→ Problem to work on: Only the lines from the top of the listing below to the line that has "const mesonFN = [1.8, 4.2, 12.3];" should be echoed, with both ends kept and pictures left out.
^^^^
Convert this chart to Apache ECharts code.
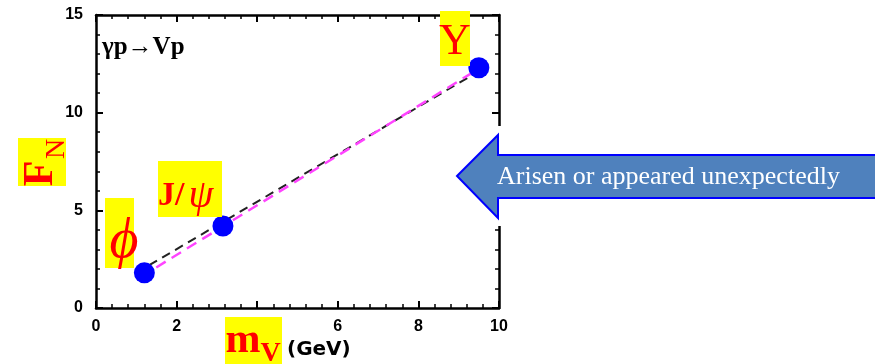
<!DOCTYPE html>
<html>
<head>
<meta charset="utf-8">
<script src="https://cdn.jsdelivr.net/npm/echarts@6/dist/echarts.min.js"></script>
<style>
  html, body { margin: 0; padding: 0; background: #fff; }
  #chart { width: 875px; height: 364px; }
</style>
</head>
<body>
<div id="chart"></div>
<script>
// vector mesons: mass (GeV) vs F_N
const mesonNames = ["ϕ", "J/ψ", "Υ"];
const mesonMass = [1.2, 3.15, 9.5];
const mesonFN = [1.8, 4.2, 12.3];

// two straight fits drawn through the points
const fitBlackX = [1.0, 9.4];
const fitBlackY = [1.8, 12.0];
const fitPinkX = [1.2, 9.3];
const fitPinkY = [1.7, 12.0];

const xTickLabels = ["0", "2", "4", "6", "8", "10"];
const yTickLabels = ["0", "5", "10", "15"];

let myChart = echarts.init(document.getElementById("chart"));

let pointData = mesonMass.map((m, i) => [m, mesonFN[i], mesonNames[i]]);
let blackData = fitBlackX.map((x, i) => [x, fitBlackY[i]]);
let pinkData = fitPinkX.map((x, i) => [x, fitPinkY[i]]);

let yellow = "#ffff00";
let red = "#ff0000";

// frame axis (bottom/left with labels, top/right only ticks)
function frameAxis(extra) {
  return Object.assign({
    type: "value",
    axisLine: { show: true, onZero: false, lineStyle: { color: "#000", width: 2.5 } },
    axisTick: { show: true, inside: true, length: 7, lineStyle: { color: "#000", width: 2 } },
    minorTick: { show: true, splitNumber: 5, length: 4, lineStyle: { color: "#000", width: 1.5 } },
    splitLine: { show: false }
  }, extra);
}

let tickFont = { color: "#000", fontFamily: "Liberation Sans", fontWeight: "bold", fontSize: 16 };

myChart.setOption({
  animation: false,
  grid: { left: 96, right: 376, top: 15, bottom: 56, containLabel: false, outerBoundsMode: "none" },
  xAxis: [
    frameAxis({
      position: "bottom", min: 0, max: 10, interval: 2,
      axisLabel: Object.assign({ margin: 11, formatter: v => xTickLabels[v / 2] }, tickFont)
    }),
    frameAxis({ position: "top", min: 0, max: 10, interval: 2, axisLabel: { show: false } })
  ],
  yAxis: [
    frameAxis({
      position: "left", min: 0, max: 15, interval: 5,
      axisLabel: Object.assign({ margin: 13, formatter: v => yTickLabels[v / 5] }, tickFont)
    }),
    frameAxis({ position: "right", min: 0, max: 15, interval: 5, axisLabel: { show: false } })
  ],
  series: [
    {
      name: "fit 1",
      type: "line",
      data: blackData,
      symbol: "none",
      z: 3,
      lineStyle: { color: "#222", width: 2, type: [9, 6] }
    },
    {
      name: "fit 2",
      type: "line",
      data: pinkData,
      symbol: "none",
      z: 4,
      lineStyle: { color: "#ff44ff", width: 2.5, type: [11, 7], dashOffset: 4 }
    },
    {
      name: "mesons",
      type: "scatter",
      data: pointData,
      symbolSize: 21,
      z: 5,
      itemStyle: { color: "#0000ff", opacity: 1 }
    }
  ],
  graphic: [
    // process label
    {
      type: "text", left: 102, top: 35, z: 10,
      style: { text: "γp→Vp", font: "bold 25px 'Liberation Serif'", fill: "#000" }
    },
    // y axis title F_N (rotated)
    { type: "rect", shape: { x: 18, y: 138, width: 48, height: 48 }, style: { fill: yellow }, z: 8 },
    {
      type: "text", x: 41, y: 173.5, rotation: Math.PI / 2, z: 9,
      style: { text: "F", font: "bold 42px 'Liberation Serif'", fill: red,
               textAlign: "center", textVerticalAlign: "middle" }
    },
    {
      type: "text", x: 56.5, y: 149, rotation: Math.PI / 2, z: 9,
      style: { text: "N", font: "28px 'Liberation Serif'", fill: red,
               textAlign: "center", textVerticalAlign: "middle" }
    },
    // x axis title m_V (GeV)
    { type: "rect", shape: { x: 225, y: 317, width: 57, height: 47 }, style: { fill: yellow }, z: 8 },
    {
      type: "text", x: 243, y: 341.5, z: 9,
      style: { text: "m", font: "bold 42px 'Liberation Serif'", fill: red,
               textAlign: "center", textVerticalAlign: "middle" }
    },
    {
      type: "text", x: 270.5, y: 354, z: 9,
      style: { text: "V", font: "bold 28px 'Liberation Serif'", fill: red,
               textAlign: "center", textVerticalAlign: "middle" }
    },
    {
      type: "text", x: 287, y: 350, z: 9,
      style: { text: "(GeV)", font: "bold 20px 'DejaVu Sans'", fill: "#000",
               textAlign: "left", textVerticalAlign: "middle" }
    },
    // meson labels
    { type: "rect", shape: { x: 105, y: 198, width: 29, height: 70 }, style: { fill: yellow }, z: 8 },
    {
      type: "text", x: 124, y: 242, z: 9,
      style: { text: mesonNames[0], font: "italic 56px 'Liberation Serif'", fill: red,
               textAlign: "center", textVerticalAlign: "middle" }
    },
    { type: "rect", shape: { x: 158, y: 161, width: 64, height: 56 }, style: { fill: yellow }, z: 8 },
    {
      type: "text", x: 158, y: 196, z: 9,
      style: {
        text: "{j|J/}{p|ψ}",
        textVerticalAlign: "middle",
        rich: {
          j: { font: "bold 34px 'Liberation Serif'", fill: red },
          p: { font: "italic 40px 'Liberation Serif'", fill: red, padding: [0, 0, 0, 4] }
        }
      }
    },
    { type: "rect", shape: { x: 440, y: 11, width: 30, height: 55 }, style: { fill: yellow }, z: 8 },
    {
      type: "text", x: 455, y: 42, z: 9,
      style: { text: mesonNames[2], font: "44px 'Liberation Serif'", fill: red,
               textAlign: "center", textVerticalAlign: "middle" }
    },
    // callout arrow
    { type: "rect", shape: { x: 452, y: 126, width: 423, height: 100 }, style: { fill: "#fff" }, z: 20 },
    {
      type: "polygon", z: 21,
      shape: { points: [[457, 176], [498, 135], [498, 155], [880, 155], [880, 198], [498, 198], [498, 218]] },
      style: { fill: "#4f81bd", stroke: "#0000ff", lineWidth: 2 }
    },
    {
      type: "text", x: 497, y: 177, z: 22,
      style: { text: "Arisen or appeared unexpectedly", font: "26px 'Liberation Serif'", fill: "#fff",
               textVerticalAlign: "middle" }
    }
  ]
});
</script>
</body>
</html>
^^^^
→ The reply:
Convert this chart to Apache ECharts code.
<!DOCTYPE html>
<html>
<head>
<meta charset="utf-8">
<script src="https://cdn.jsdelivr.net/npm/echarts@6/dist/echarts.min.js"></script>
<style>
  html, body { margin: 0; padding: 0; background: #fff; }
  #chart { width: 875px; height: 364px; }
</style>
</head>
<body>
<div id="chart"></div>
<script>
// vector mesons: mass (GeV) vs F_N
const mesonNames = ["ϕ", "J/ψ", "Υ"];
const mesonMass = [1.2, 3.15, 9.5];
const mesonFN = [1.8, 4.2, 12.3];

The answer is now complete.